More than ever, companies must keep innovating if they want to operate more efficiently, pursue new opportunities and stay competitive. The annals of corporate history are littered with once-leading firms that failed to stay ahead of market and competitive trends. According to PwC’s latest global CEO survey, 61% of CEO’s worldwide expect new competitors to disrupt their industries in the next five years.
How does this relate to asset managers?
Over the past 50 years, the investment industry has produced many notable advances. But many inventions have been evolutionary rather than revolutionary, repackaging products or improving processes. Only rarely have investment firms applied technology to reinvent business models or value chains. Not a single investment firm appears on the Forbes 2015 list of the World’s 100 Most Innovative Companies.
The investment management industry has often been slow to embrace change, if not downright resistant. It is one more example of what Clayton Christensen dubbed ”the innovator’s dilemma” — the problem faced by established companies for whom pursuing new technologies and markets offers too little near-term return on investment to be worthwhile.
What’s more, asset management has been an enviably good business for decades, and the industry as a whole remains “in a robust state of health,” according to McKinsey’s 2015 industry survey. But investment organisations can’t afford to be complacent, and face rapidly growing pressures to innovate, whether they recognise it or not.
While the connections to investment management are not always apparent, we see five sweeping trends that asset managers must be thinking about and ready to act upon if they want to stay competitive.
“Googlisation”
MIT studies show that data-driven companies, like Google, perform better both operationally and financially, but unlocking the potential of big data isn’t easy. It requires corporate leadership, the right skill sets and considerable technology investment.

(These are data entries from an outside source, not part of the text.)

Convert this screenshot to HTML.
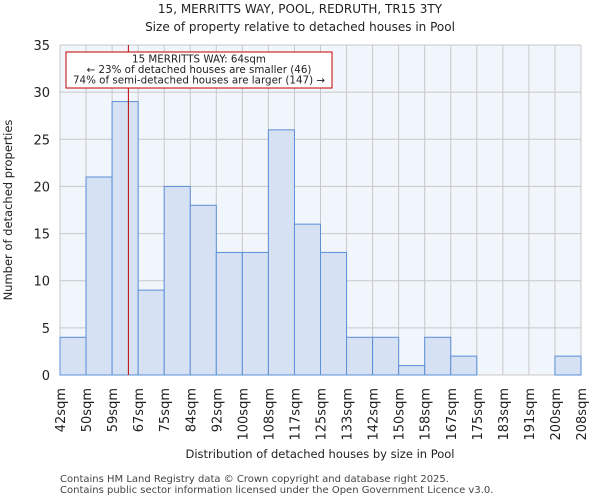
<!DOCTYPE html>
<html><head><meta charset="utf-8"><style>
body{margin:0;background:#fff;font-family:"DejaVu Sans","Liberation Sans",sans-serif}
</style></head><body>
<svg id="c" width="600" height="500" xmlns="http://www.w3.org/2000/svg" font-family="DejaVu Sans, Liberation Sans, sans-serif">
<text x="300" y="13" text-anchor="middle" font-size="12" fill="#222">15, MERRITTS WAY, POOL, REDRUTH, TR15 3TY</text>
<text x="300" y="31" text-anchor="middle" font-size="12" fill="#222">Size of property relative to detached houses in Pool</text>
<rect x="60" y="45" width="521" height="330" fill="#f1f5fc"/>
<g id="grid"></g><g id="bars"></g><g id="ticks"></g>
<text x="320" y="458" text-anchor="middle" font-size="11.5" fill="#222">Distribution of detached houses by size in Pool</text>
<text transform="translate(12,210) rotate(-90)" text-anchor="middle" font-size="11.5" fill="#222">Number of detached properties</text>
<text x="60" y="482" font-size="10" fill="#444">Contains HM Land Registry data © Crown copyright and database right 2025.</text>
<text x="60" y="493" font-size="10" fill="#444">Contains public sector information licensed under the Open Government Licence v3.0.</text>
</svg>
<script>
const categories=["42sqm","50sqm","59sqm","67sqm","75sqm","84sqm","92sqm","100sqm","108sqm","117sqm","125sqm","133sqm","142sqm","150sqm","158sqm","167sqm","175sqm","183sqm","191sqm","200sqm","208sqm"];
const counts=[4,21,29,9,20,18,13,13,26,16,13,4,4,1,4,2,0,0,0,2];
const yTicks=[0,5,10,15,20,25,30,35];
const markerBin=2.625;
const NS="http://www.w3.org/2000/svg";
const L=60,R=581,T=45,B=375,yMax=35;
const bw=(R-L)/counts.length;
const xs=i=>L+i*bw, ys=v=>B-(v/yMax)*(B-T);
function mk(t,a,p){const e=document.createElementNS(NS,t);for(const k in a)e.setAttribute(k,a[k]);p.appendChild(e);return e;}
const grid=document.getElementById('grid'),bars=document.getElementById('bars'),ticks=document.getElementById('ticks');
yTicks.forEach(v=>{
 const g=mk('line',{x1:L,x2:R,y1:ys(v),y2:ys(v),stroke:'#c8c8c8','stroke-width':1},grid);
 
 
 const t=mk('text',{x:L-10,y:ys(v)+5,'text-anchor':'end','font-size':13,fill:'#222'},ticks);
 t.textContent=v;
 
 
});
categories.forEach((c,i)=>{
 const x=xs(i);
 const g=mk('line',{x1:x,x2:x,y1:T,y2:B,stroke:'#c8c8c8','stroke-width':1},grid);
 
 
 const t=mk('text',{transform:`translate(${x+5},388) rotate(-90)`,'text-anchor':'end','font-size':13,fill:'#222'},ticks);
 t.textContent=c;
 
 
});
counts.forEach((v,i)=>{
 if(v<=0)return;
 const r=mk('rect',{x:xs(i),y:ys(v),width:bw,height:B-ys(v),fill:'#d6e1f4',stroke:'#5b8fd6','stroke-width':1},bars);
 
 
});
const mx=xs(markerBin);
const ml=mk('line',{x1:mx,x2:mx,y1:T,y2:B,stroke:'#c00000','stroke-width':1},bars);


const box=mk('rect',{x:66,y:52,width:266,height:36,fill:'#fff',stroke:'#c00000','stroke-width':1},bars);


["15 MERRITTS WAY: 64sqm","← 23% of detached houses are smaller (46)","74% of semi-detached houses are larger (147) →"].forEach((s,k)=>{
 const t=mk('text',{x:199,y:62.5+k*10.5,'text-anchor':'middle','font-size':10.3,fill:'#222'},bars);
 t.textContent=s;
 
 
});
</script>
</body></html>
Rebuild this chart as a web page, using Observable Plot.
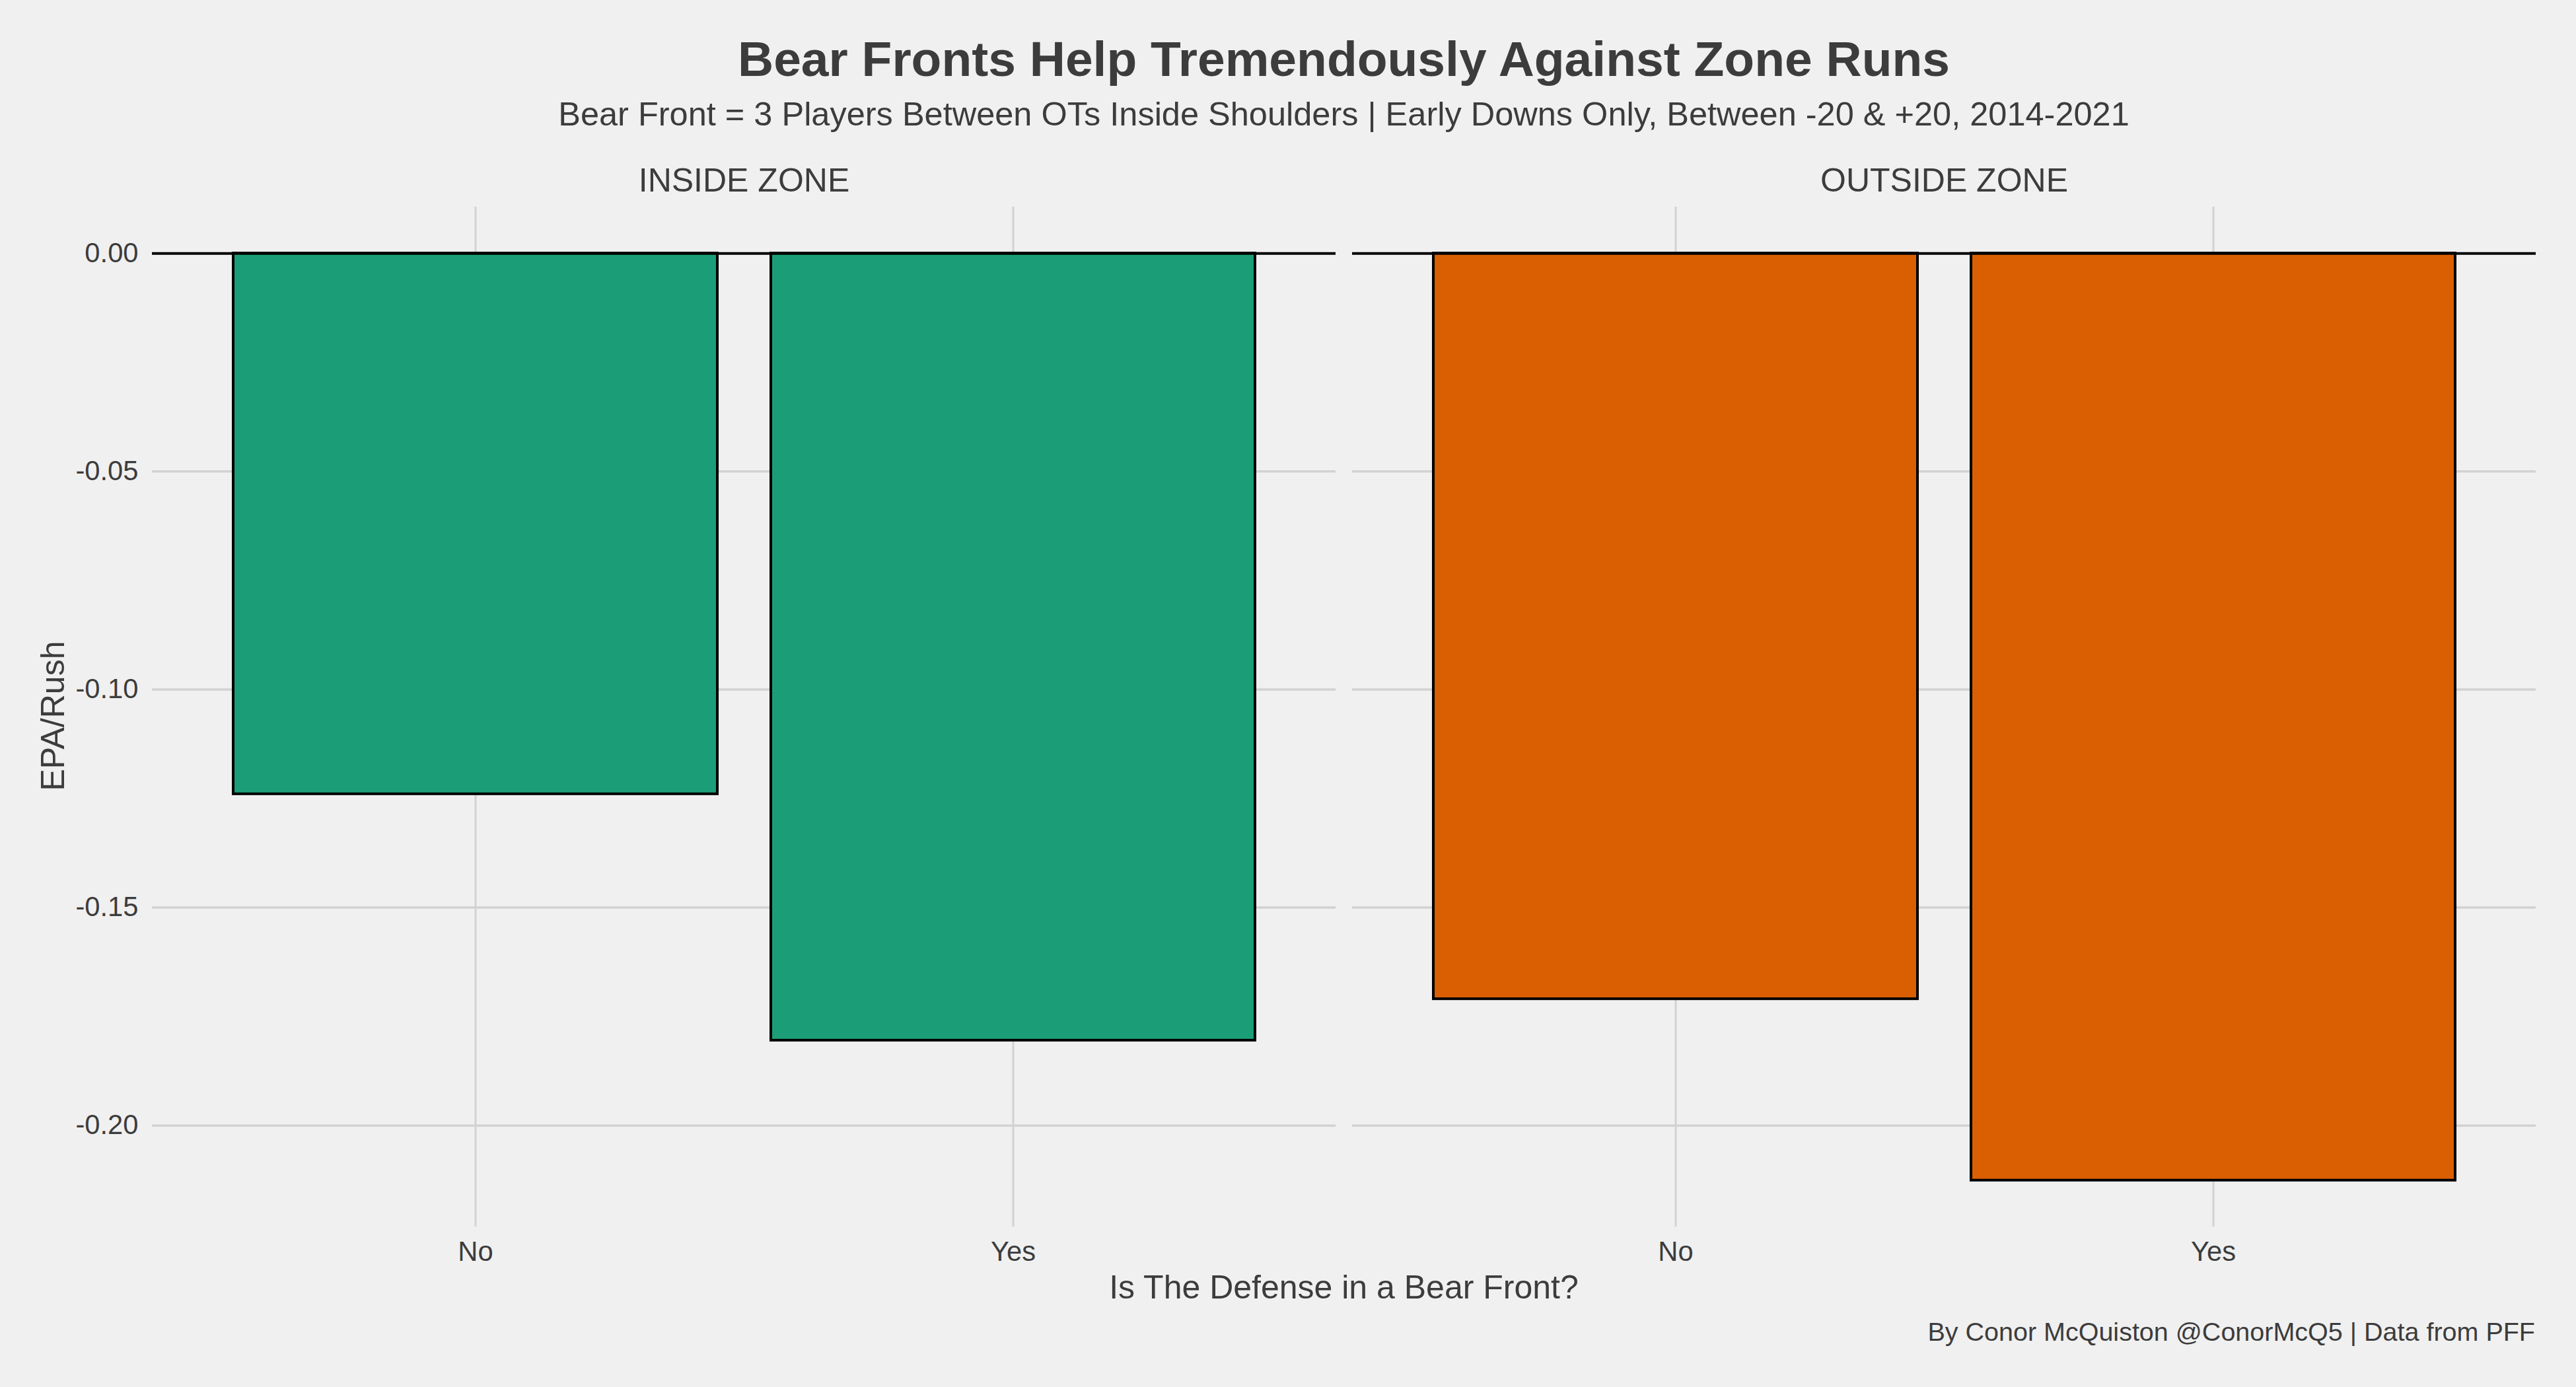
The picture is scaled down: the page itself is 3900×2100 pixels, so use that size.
<!DOCTYPE html>
<html><head><meta charset="utf-8">
<script src="https://cdn.jsdelivr.net/npm/d3@7"></script>
<script src="https://cdn.jsdelivr.net/npm/@observablehq/plot@0.6"></script>
<style>
html,body{margin:0;padding:0;background:#F0F0F0;}
body{width:3900px;height:2100px;position:relative;overflow:hidden;font-family:"Liberation Sans",Arial,sans-serif;color:#3C3C3C;}
.t{position:absolute;white-space:nowrap;line-height:1;}
#chart svg text{fill:#3C3C3C;}
#chart g[aria-label^="fx-axis"]{font-size:50px;}
#chart g[aria-label^="fx-axis"] text{font-size:50px;}
</style></head><body>
<div class="t" style="left:230px;width:3609px;top:52px;text-align:center;font-size:75px;font-weight:bold;">Bear Fronts Help Tremendously Against Zone Runs</div>
<div class="t" style="left:230px;width:3609px;top:148px;text-align:center;font-size:50.5px;">Bear Front = 3 Players Between OTs Inside Shoulders | Early Downs Only, Between -20 &amp; +20, 2014-2021</div>
<div id="chart" style="position:absolute;left:0;top:198px;"></div>
<div class="t" style="left:80px;top:1084px;font-size:50px;transform:translate(-50%,-50%) rotate(-90deg);">EPA/Rush</div>
<div class="t" style="left:230px;width:3609px;top:1924px;text-align:center;font-size:50px;">Is The Defense in a Bear Front?</div>
<div class="t" style="left:0px;width:3838px;top:1997px;text-align:right;font-size:39.5px;">By Conor McQuiston @ConorMcQ5 | Data from PFF</div>
<script>
const zones = ["INSIDE ZONE", "OUTSIDE ZONE"];
const bearFront = ["No", "Yes"];
const insideZoneEPA = [-0.124, -0.1805];
const outsideZoneEPA = [-0.171, -0.2126];
const zoneColors = ["#1B9E77", "#D95F02"];
const yTicks = [0, -0.05, -0.10, -0.15, -0.20];

const data = [];
zones.forEach((z, i) => {
  const vals = i === 0 ? insideZoneEPA : outsideZoneEPA;
  bearFront.forEach((b, j) => data.push({zone: z, bear: b, epa: vals[j]}));
});
const ymin = Math.min(0, d3.min(data, d => d.epa));
const ymax = Math.max(0, d3.max(data, d => d.epa));
const pad = (ymax - ymin) * 0.05;
const top0 = 198;

const H = 1792;
const plot = Plot.plot({
  width: 3900,
  height: H,
  marginTop: 313 - top0,
  marginBottom: H - (1857 - top0),
  marginLeft: 230,
  marginRight: 61,
  style: {background: "transparent", fontFamily: "Liberation Sans, Arial, sans-serif", fontSize: "41.7px", color: "#3C3C3C"},
  fx: {domain: zones, paddingInner: 0.01376, paddingOuter: 0, label: null, axis: "top", tickSize: 0, tickPadding: 24},
  x: {domain: bearFront, paddingInner: 0.1, paddingOuter: 0.15, label: null, tickSize: 0, tickPadding: 22},
  y: {domain: [ymin - pad, ymax + pad], label: null, ticks: yTicks, tickFormat: d => (Math.abs(d) < 1e-12 ? 0 : d).toFixed(2), tickSize: 0, tickPadding: 21},
  color: {domain: zones, range: zoneColors},
  marks: [
    Plot.ruleX(data, {x: "bear", fx: "zone", stroke: "#D2D2D2", strokeWidth: 3}),
    Plot.ruleY(yTicks, {y: d => d, stroke: "#D2D2D2", strokeWidth: 3.5}),
    Plot.barY(data, {x: "bear", fx: "zone", y: "epa", fill: "zone", stroke: "black", strokeWidth: 4}),
    Plot.ruleY([0], {stroke: "black", strokeWidth: 4})
  ]
});
document.getElementById("chart").appendChild(plot);
</script>
</body></html>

Top-performing asset managers are those who can bring data sophistication to multiple aspects of competitiveness. not just portfolio management. Operating data is at the core of big data capabilities, and having the right kind of operating platform is crucial.
“Amazonisation”
Online platforms are rapidly springing up around finance-related activities, and e-commerce giants, such as Amazon and Alibaba, are moving into lending and investment. This expansion of the industry landscape presents asset managers with threats, but also opportunities, including the ability to market new products/strategies and introduce disruptive solutions of their own, to meet elevated consumer expectations, and to address intensifying fee pressures.
“Uberisation”
The vertically integrated investment organisation still prevails, but escalating competition, costs, fee pressures and regulation are now pushing asset managers to rethink their value chains. The likes of Uber and Airbnb suggest a new kind of model, that of the technology-enabled network orchestrator. This allows companies to gain scale with low marginal costs, and also lets them boost the convenience, delivery speed and personalisation of their services. Research suggests that they can achieve better performance and higher valuations as a result.
“Twitterisation”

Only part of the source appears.